§ Written task: Repeat the data word for word. Do not include the pictures.

§ Collected material:
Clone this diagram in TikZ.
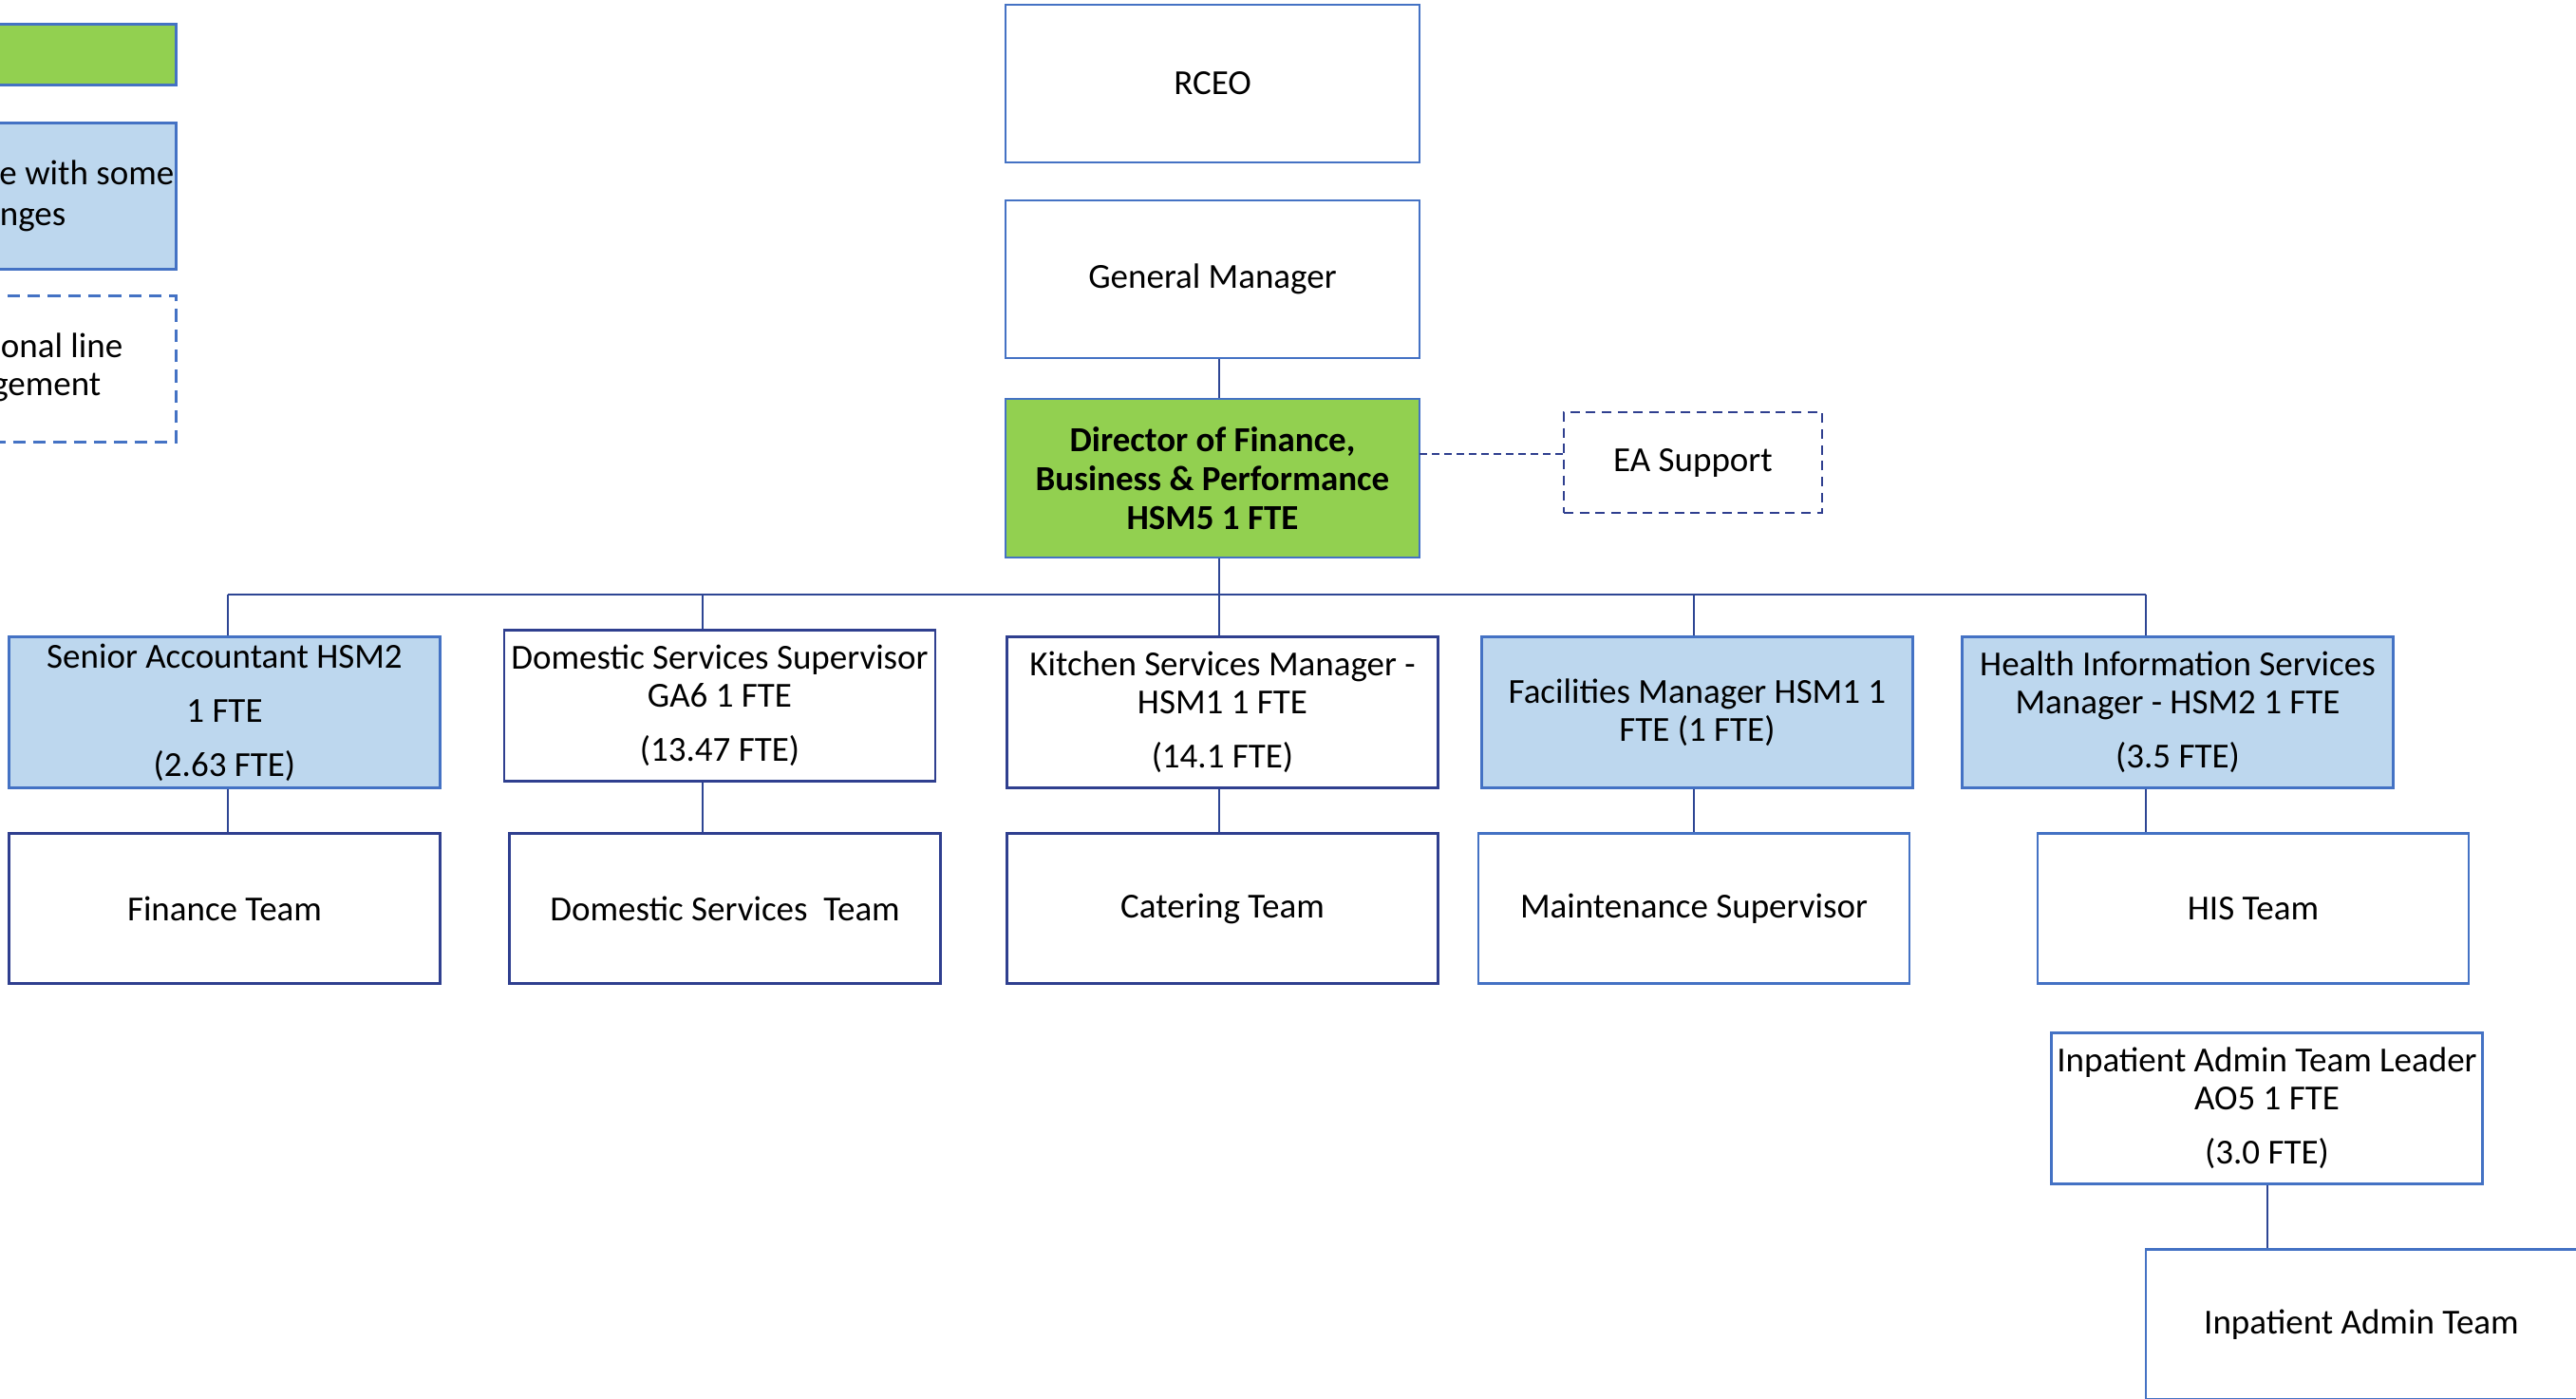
\documentclass[tikz,border=0pt]{standalone}
\usepackage{fontspec}
\setmainfont{Carlito}
\usepackage{xcolor}
\usepackage{tikz}
\usetikzlibrary{positioning,calc}

\definecolor{accent}{HTML}{4472C4}
\definecolor{navy}{HTML}{2F3F8F}
\definecolor{linkblue}{HTML}{2E4694}
\definecolor{paleblue}{HTML}{BDD7EE}
\definecolor{leafgreen}{HTML}{92D050}

\tikzset{
	box/.style={draw=accent,line width=0.85pt,inner sep=0pt,align=center,
		minimum width=136.2pt,minimum height=47.5pt,
		font=\fontsize{11.1}{12}\selectfont},
	navybox/.style={box,draw=navy},
	bluebox/.style={box,fill=paleblue},
	greenbox/.style={box,fill=leafgreen,font=\fontsize{11.1}{12.2}\selectfont\bfseries},
	topbox/.style={box,minimum width=130.8pt,minimum height=49.8pt},
	support/.style={box,draw=navy,dash pattern=on 3pt off 2pt,minimum width=81.6pt,minimum height=31.8pt},
	keybox/.style={box,anchor=north east,minimum width=90pt},
	keytext/.style={anchor=base east,inner sep=0pt,font=\fontsize{11.1}{12}\selectfont},
	link/.style={draw=linkblue,line width=0.6pt},
	dashlink/.style={link,draw=navy,dash pattern=on 2.4pt off 1.5pt}
}

\begin{document}
\begin{tikzpicture}[x=0.3pt,y=-0.3pt]
		\useasboundingbox (0,0) rectangle (2713,1473);
		\node[keybox,fill=leafgreen,minimum height=19.2pt] (keygreen) at (187,24) {};
		\node[keybox,fill=paleblue,minimum height=46.2pt] (keyblue) at (187,128) {};
		\node[keybox,dash pattern=on 4pt off 2.4pt,minimum height=46.2pt] (keydash) at (187,310) {};
		\node[keytext] (keyblueA) at (184,195) {e with some};
		\node[keytext] (keyblueB) at (70,238) {nges};
		\node[keytext] (keydashA) at (130,377) {onal line};
		\node[keytext] (keydashB) at (107,417) {gement};
		
		\node[topbox] (rceo) at (1277,88) {RCEO};
		\node[topbox] (gm) at (1277,294) {General Manager};
		\node[greenbox,minimum width=130.8pt,minimum height=50.1pt] (dir) at (1277,503.5)
			{Director of Finance,\\Business \& Performance\\HSM5 1 FTE};
		\node[support] (ea) at (1783,487) {EA Support};
		
		\node[bluebox] (sa) at (236.5,750) {Senior Accountant HSM2\\[5.1pt]1 FTE\\[5.1pt](2.63 FTE)};
		\node[navybox] (dss) at (758,743) {Domestic Services Supervisor\\GA6 1 FTE\\[5.1pt](13.47 FTE)};
		\node[navybox] (kit) at (1287.5,750) {Kitchen Services Manager -\\HSM1 1 FTE\\[5.1pt](14.1 FTE)};
		\node[bluebox] (fac) at (1787.5,750) {Facilities Manager HSM1 1\\FTE (1 FTE)};
		\node[bluebox] (his) at (2293.5,750) {Health Information Services\\Manager - HSM2 1 FTE\\[5.1pt](3.5 FTE)};
		
		\node[navybox] (fin) at (236.5,956.5) {Finance Team};
		\node[navybox] (dst) at (763.5,956.5) {Domestic Services\ \ Team};
		\node[navybox] (cat) at (1287.5,956.5) {Catering Team};
		\node[box] (mnt) at (1784,956.5) {Maintenance Supervisor};
		\node[box] (hist) at (2373,956.5) {HIS Team};
		\node[box] (ial) at (2387.5,1167) {Inpatient Admin Team Leader\\AO5 1 FTE\\[5.1pt](3.0 FTE)};
		\node[box] (iat) at (2487,1394.5) {Inpatient Admin Team};
		
		\coordinate (bus) at (1284,626);
		\coordinate (ksa) at (240,626);
		\coordinate (kdss) at (740,626);
		\coordinate (khis) at (2260,626);
		\coordinate (eal) at (1495,478);
		
		\draw[link] (bus |- gm.south) -- (bus |- dir.north);
		\draw[link] (bus |- dir.south) -- (bus);
		\draw[link] (ksa) -- (khis);
		\draw[dashlink] (eal) -- (eal -| ea.west);
		
		\draw[link] (ksa) -- (ksa |- sa.north);
		\draw[link] (ksa |- sa.south) -- (ksa |- fin.north);
		\draw[link] (kdss) -- (kdss |- dss.north);
		\draw[link] (kdss |- dss.south) -- (kdss |- dst.north);
		\draw[link] (bus) -- (bus |- kit.north);
		\draw[link] (bus |- kit.south) -- (bus |- cat.north);
		\draw[link] (bus -| mnt.north) -- (mnt.north |- fac.north);
		\draw[link] (mnt.north |- fac.south) -- (mnt.north);
		\draw[link] (khis) -- (khis |- his.north);
		\draw[link] (khis |- his.south) -- (khis |- hist.north);
		\draw[link] (ial.south) -- (ial.south |- iat.north);
	\end{tikzpicture}
\end{document}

§ Answer to the problem:
Clone this diagram in TikZ.
\documentclass[tikz,border=0pt]{standalone}
\usepackage{fontspec}
\setmainfont{Carlito}
\usepackage{xcolor}
\usepackage{tikz}
\usetikzlibrary{positioning,calc}

\definecolor{accent}{HTML}{4472C4}
\definecolor{navy}{HTML}{2F3F8F}
\definecolor{linkblue}{HTML}{2E4694}
\definecolor{paleblue}{HTML}{BDD7EE}
\definecolor{leafgreen}{HTML}{92D050}

\tikzset{
	box/.style={draw=accent,line width=0.85pt,inner sep=0pt,align=center,
		minimum width=136.2pt,minimum height=47.5pt,
		font=\fontsize{11.1}{12}\selectfont},
	navybox/.style={box,draw=navy},
	bluebox/.style={box,fill=paleblue},
	greenbox/.style={box,fill=leafgreen,font=\fontsize{11.1}{12.2}\selectfont\bfseries},
	topbox/.style={box,minimum width=130.8pt,minimum height=49.8pt},
	support/.style={box,draw=navy,dash pattern=on 3pt off 2pt,minimum width=81.6pt,minimum height=31.8pt},
	keybox/.style={box,anchor=north east,minimum width=90pt},
	keytext/.style={anchor=base east,inner sep=0pt,font=\fontsize{11.1}{12}\selectfont},
	link/.style={draw=linkblue,line width=0.6pt},
	dashlink/.style={link,draw=navy,dash pattern=on 2.4pt off 1.5pt}
}

\begin{document}
\begin{tikzpicture}[x=0.3pt,y=-0.3pt]
		\useasboundingbox (0,0) rectangle (2713,1473);
		\node[keybox,fill=leafgreen,minimum height=19.2pt] (keygreen) at (187,24) {};
		\node[keybox,fill=paleblue,minimum height=46.2pt] (keyblue) at (187,128) {};
		\node[keybox,dash pattern=on 4pt off 2.4pt,minimum height=46.2pt] (keydash) at (187,310) {};
		\node[keytext] (keyblueA) at (184,195) {e with some};
		\node[keytext] (keyblueB) at (70,238) {nges};
		\node[keytext] (keydashA) at (130,377) {onal line};
		\node[keytext] (keydashB) at (107,417) {gement};
		
		\node[topbox] (rceo) at (1277,88) {RCEO};
		\node[topbox] (gm) at (1277,294) {General Manager};
		\node[greenbox,minimum width=130.8pt,minimum height=50.1pt] (dir) at (1277,503.5)
			{Director of Finance,\\Business \& Performance\\HSM5 1 FTE};
		\node[support] (ea) at (1783,487) {EA Support};
		
		\node[bluebox] (sa) at (236.5,750) {Senior Accountant HSM2\\[5.1pt]1 FTE\\[5.1pt](2.63 FTE)};
		\node[navybox] (dss) at (758,743) {Domestic Services Supervisor\\GA6 1 FTE\\[5.1pt](13.47 FTE)};
		\node[navybox] (kit) at (1287.5,750) {Kitchen Services Manager -\\HSM1 1 FTE\\[5.1pt](14.1 FTE)};
		\node[bluebox] (fac) at (1787.5,750) {Facilities Manager HSM1 1\\FTE (1 FTE)};
		\node[bluebox] (his) at (2293.5,750) {Health Information Services\\Manager - HSM2 1 FTE\\[5.1pt](3.5 FTE)};
		
		\node[navybox] (fin) at (236.5,956.5) {Finance Team};
		\node[navybox] (dst) at (763.5,956.5) {Domestic Services\ \ Team};
		\node[navybox] (cat) at (1287.5,956.5) {Catering Team};
		\node[box] (mnt) at (1784,956.5) {Maintenance Supervisor};
		\node[box] (hist) at (2373,956.5) {HIS Team};
		\node[box] (ial) at (2387.5,1167) {Inpatient Admin Team Leader\\AO5 1 FTE\\[5.1pt](3.0 FTE)};
		\node[box] (iat) at (2487,1394.5) {Inpatient Admin Team};
		
		\coordinate (bus) at (1284,626);
		\coordinate (ksa) at (240,626);
		\coordinate (kdss) at (740,626);
		\coordinate (khis) at (2260,626);
		\coordinate (eal) at (1495,478);
		
		\draw[link] (bus |- gm.south) -- (bus |- dir.north);
		\draw[link] (bus |- dir.south) -- (bus);
		\draw[link] (ksa) -- (khis);
		\draw[dashlink] (eal) -- (eal -| ea.west);
		
		\draw[link] (ksa) -- (ksa |- sa.north);
		\draw[link] (ksa |- sa.south) -- (ksa |- fin.north);
		\draw[link] (kdss) -- (kdss |- dss.north);
		\draw[link] (kdss |- dss.south) -- (kdss |- dst.north);
		\draw[link] (bus) -- (bus |- kit.north);
		\draw[link] (bus |- kit.south) -- (bus |- cat.north);
		\draw[link] (bus -| mnt.north) -- (mnt.north |- fac.north);
		\draw[link] (mnt.north |- fac.south) -- (mnt.north);
		\draw[link] (khis) -- (khis |- his.north);
		\draw[link] (khis |- his.south) -- (khis |- hist.north);
		\draw[link] (ial.south) -- (ial.south |- iat.north);
	\end{tikzpicture}
\end{document}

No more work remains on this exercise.